## PROVIDED DATA
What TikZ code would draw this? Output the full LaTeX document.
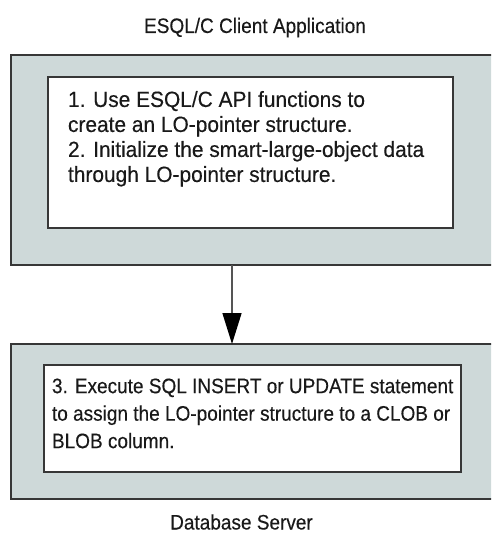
\documentclass[tikz,border=0pt]{standalone}
\usepackage{fontspec}
\setmainfont{Liberation Sans}[FakeStretch=0.905,FakeBold=0.3]
\newfontfamily\widebody{Liberation Sans}[FakeStretch=0.95,FakeBold=0.3]
\usetikzlibrary{arrows.meta}
\definecolor{panelfill}{RGB}{206,217,217}
\definecolor{edge}{RGB}{55,55,55}
\definecolor{ink}{RGB}{25,25,25}
\tikzset{
  panel/.style={draw=edge, line width=2pt, fill=panelfill, inner sep=0, outer sep=0},
  card/.style={draw=edge, line width=2pt, fill=white, inner sep=0, outer sep=0},
  body/.style={anchor=north west, inner sep=0, outer sep=0, align=left, text=ink},
  caption/.style={anchor=base, inner sep=0, outer sep=0, text=ink, font=\fontsize{21}{25}\selectfont},
  flow/.style={draw=edge!85!white, line width=1.5pt, -{Triangle[length=31pt,width=19pt,fill=black,color=black]}}
}
\begin{document}
\begin{tikzpicture}[x=1pt,y=-1pt]
\useasboundingbox (0,0) rectangle (491,534);
\clip (0,0) rectangle (491,534);
% outer panels (right edge runs off the picture)
\node[panel, minimum width=484pt, minimum height=210pt] (top) at (253,160) {};
\node[panel, minimum width=484pt, minimum height=155pt] (bot) at (253,421.5) {};
% inner cards
\node[card, minimum width=405pt, minimum height=151pt] (card1) at (250.5,152.5) {};
\node[card, minimum width=417pt, minimum height=107pt] (card2) at (252.5,418.5) {};
% texts
\node[body, font=\widebody\fontsize{22}{25}\selectfont] (t1) at (68,91)
  {1. Use ESQL/C API functions to\\create an LO-pointer structure.\\2. Initialize the smart-large-object data\\through LO-pointer structure.};
\node[body, font=\fontsize{21}{27.5}\selectfont] (t2) at (52,378.5)
  {3. Execute SQL INSERT or UPDATE statement\\to assign the LO-pointer structure to a CLOB or\\BLOB column.};
\node[caption] (title) at (255,33) {ESQL/C Client Application};
\node[caption] (footer) at (241.5,529.5) {Database Server};
% connector
\coordinate (ax) at (232,0);
\draw[flow] (top.south -| ax) -- (bot.north -| ax);
\end{tikzpicture}
\end{document}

## EXERCISE DIRECTIONS
Restate the data above exactly, stripping out each image.

## WORKED SOLUTION
What TikZ code would draw this? Output the full LaTeX document.
\documentclass[tikz,border=0pt]{standalone}
\usepackage{fontspec}
\setmainfont{Liberation Sans}[FakeStretch=0.905,FakeBold=0.3]
\newfontfamily\widebody{Liberation Sans}[FakeStretch=0.95,FakeBold=0.3]
\usetikzlibrary{arrows.meta}
\definecolor{panelfill}{RGB}{206,217,217}
\definecolor{edge}{RGB}{55,55,55}
\definecolor{ink}{RGB}{25,25,25}
\tikzset{
  panel/.style={draw=edge, line width=2pt, fill=panelfill, inner sep=0, outer sep=0},
  card/.style={draw=edge, line width=2pt, fill=white, inner sep=0, outer sep=0},
  body/.style={anchor=north west, inner sep=0, outer sep=0, align=left, text=ink},
  caption/.style={anchor=base, inner sep=0, outer sep=0, text=ink, font=\fontsize{21}{25}\selectfont},
  flow/.style={draw=edge!85!white, line width=1.5pt, -{Triangle[length=31pt,width=19pt,fill=black,color=black]}}
}
\begin{document}
\begin{tikzpicture}[x=1pt,y=-1pt]
\useasboundingbox (0,0) rectangle (491,534);
\clip (0,0) rectangle (491,534);
% outer panels (right edge runs off the picture)
\node[panel, minimum width=484pt, minimum height=210pt] (top) at (253,160) {};
\node[panel, minimum width=484pt, minimum height=155pt] (bot) at (253,421.5) {};
% inner cards
\node[card, minimum width=405pt, minimum height=151pt] (card1) at (250.5,152.5) {};
\node[card, minimum width=417pt, minimum height=107pt] (card2) at (252.5,418.5) {};
% texts
\node[body, font=\widebody\fontsize{22}{25}\selectfont] (t1) at (68,91)
  {1. Use ESQL/C API functions to\\create an LO-pointer structure.\\2. Initialize the smart-large-object data\\through LO-pointer structure.};
\node[body, font=\fontsize{21}{27.5}\selectfont] (t2) at (52,378.5)
  {3. Execute SQL INSERT or UPDATE statement\\to assign the LO-pointer structure to a CLOB or\\BLOB column.};
\node[caption] (title) at (255,33) {ESQL/C Client Application};
\node[caption] (footer) at (241.5,529.5) {Database Server};
% connector
\coordinate (ax) at (232,0);
\draw[flow] (top.south -| ax) -- (bot.north -| ax);
\end{tikzpicture}
\end{document}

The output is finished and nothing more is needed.